◆ **Instructions to follow**: Return the material exactly, first line through the line containing "import plotly.graph_objects as go", and nothing more. Pictures stay out.

----

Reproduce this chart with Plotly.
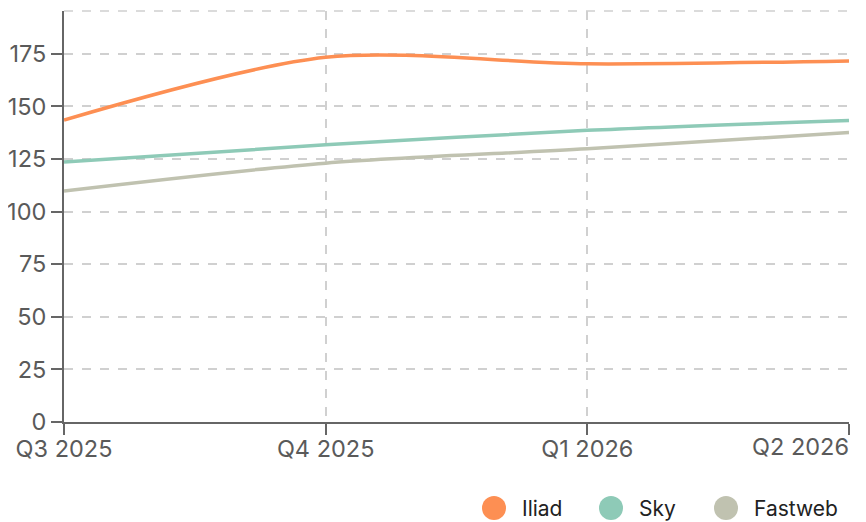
import plotly.graph_objects as go

quarters = ["Q3 2025", "Q4 2025", "Q1 2026", "Q2 2026"]
iliad = [143.5, 173.3, 170.2, 171.6]
sky = [123.6, 131.7, 138.6, 143.3]
fastweb = [109.8, 123.0, 129.8, 137.6]
series_names = ["Iliad", "Sky", "Fastweb"]
colors = ["#fd8f53", "#8ecab7", "#c0c2b0"]
y_ticks = [0, 25, 50, 75, 100, 125, 150, 175]

FONT = "Inter, Noto Sans, sans-serif"
TICK_SIZE = 23.5
# page body has an 8px margin: figure placed at (8, 8)
OFF = 8
W, H = 866 - OFF, 522 - OFF
fig = go.Figure()
for name, vals, col in zip(series_names, [iliad, sky, fastweb], colors):
    fig.add_trace(go.Scatter(x=quarters, y=vals, name=name, mode="lines",
                             line=dict(color=col, width=3.5, shape="spline", smoothing=0.85),
                             showlegend=False, hoverinfo="x+y+name"))

fig.update_layout(
    width=W, height=H,
    margin=dict(l=64 - OFF, r=W - (849 - OFF), t=11 - OFF, b=H - (422 - OFF), autoexpand=False),
    paper_bgcolor="white", plot_bgcolor="white",
    font=dict(family=FONT, size=TICK_SIZE, color="#5a5a5a"),
)
fig.update_xaxes(type="category", range=[0, 3], showgrid=True, gridcolor="#d0d0d0",
                 griddash="dash", gridwidth=1.5, showline=True, linecolor="#666666", linewidth=2,
                 ticks="outside", ticklen=11, tickwidth=2, tickcolor="#666666",
                 tickvals=quarters, ticktext=quarters[:3] + [""], tickfont=dict(size=TICK_SIZE, color="#5a5a5a"),
                 ticklabelstandoff=-6,
                 zeroline=False, automargin=False)
fig.update_yaxes(range=[0, 195.3], tickvals=y_ticks, showgrid=True, gridcolor="#d0d0d0",
                 griddash="dash", gridwidth=1.5, showline=True, linecolor="#666666", linewidth=2,
                 ticks="outside", ticklen=11, tickwidth=2, tickcolor="#666666",
                 tickfont=dict(size=TICK_SIZE, color="#5a5a5a"), zeroline=False, automargin=False)

# top dashed frame line
fig.add_shape(type="line", xref="paper", yref="paper", x0=0, x1=1, y0=1, y1=1,
              line=dict(color="#d0d0d0", width=1.5, dash="dash"))
# last x label right-aligned
fig.add_annotation(x=quarters[-1], y=0, xref="x", yref="paper", text=quarters[-1], showarrow=False,
                   xanchor="right", yanchor="top", yshift=-8, xshift=2,
                   font=dict(size=TICK_SIZE, color="#5a5a5a", family=FONT))

# manual legend (bottom right)
legend_x = [494, 611, 726]
for name, col, cx in zip(series_names, colors, legend_x):
    fig.add_shape(type="circle", xref="paper", yref="paper",
                  x0=(cx - 64 - 12) / 785, x1=(cx - 64 + 12) / 785,
                  y0=(422 - 508 - 12) / 411, y1=(422 - 508 + 12) / 411,
                  fillcolor=col, line=dict(width=0))
    fig.add_annotation(x=(cx - 64 + 26) / 785, y=(422 - 508) / 411, xref="paper", yref="paper",
                       text=name, showarrow=False, xanchor="left", yanchor="middle",
                       font=dict(size=21, color="#222222", family=FONT))

fig.write_html("out.html")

----

◆ **Result of this exercise**:
Reproduce this chart with Plotly.
import plotly.graph_objects as go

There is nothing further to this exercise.